- Supreme Court of the United States

Argued January 20, 1930 Decided February 24, 1930
- Full case name: United States v. Harry M. Wurzbach
- Citations: 280 U.S. 396 (more) 50 S.Ct. 167; 74 L. Ed. 508; 1930 U.S. LEXIS 758

Case history
- Prior: 31 F.2d 774 (W.D. Tex. 1929)

Holding
- The sixth section of the act of August 15, 1876, is not unconstitutional

Court membership
- Chief Justice Charles E. Hughes Associate Justices Oliver W. Holmes Jr. · Willis Van Devanter James C. McReynolds · Louis Brandeis George Sutherland · Pierce Butler Edward T. Sanford · Harlan F. Stone

Case opinion
- Majority: Holmes, joined by unanimous

= United States v. Wurzbach =

United States v. Wurzbach, 280 U.S. 396 (1930), is a unanimous ruling by the US Supreme Court that the term "political purpose," as used in the Federal Corrupt Practices Act, was not impermissibly vague.
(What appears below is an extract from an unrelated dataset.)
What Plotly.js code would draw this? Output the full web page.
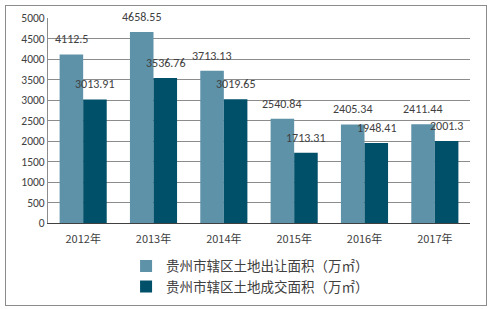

The Supreme Court reversed the district court, which had quashed an indictment under the Act.

==Background==
Harry M. Wurzbach, a member of the US House of Representatives from Texas, was indicted under the Federal Corrupt Practices Act for receiving money from employees of the US government. The District Court of the United States for the Western District of Texas had thrown out the indictment on two grounds:
- The term "political purpose" did not include the behavior in question.
- If the term includes such behavior, the Act was unconstitutional.

==Decision==
Associate Justice Oliver Wendell Holmes Jr. delivered the unanimous opinion of the Court, which contains just 752 words.

Holmes dismissed almost out of hand the district court's lengthy discussion of the terms and structure of the Act: "This language is perfectly intelligible and clearly embraces the acts charged." The district court had concluded that Article 1, Section 4 of the Constitution permits Congress to regulate only the time, place, and manner of elections, and primary elections do not fall under federal control (as per Newberry v. United States). Holmes, however, argued that the ability to restrict receipt of funds was not contingent upon when or where the funds were received (primary or general election). Holmes cited Ex parte Curtis.

The district court was reversed and the case remanded.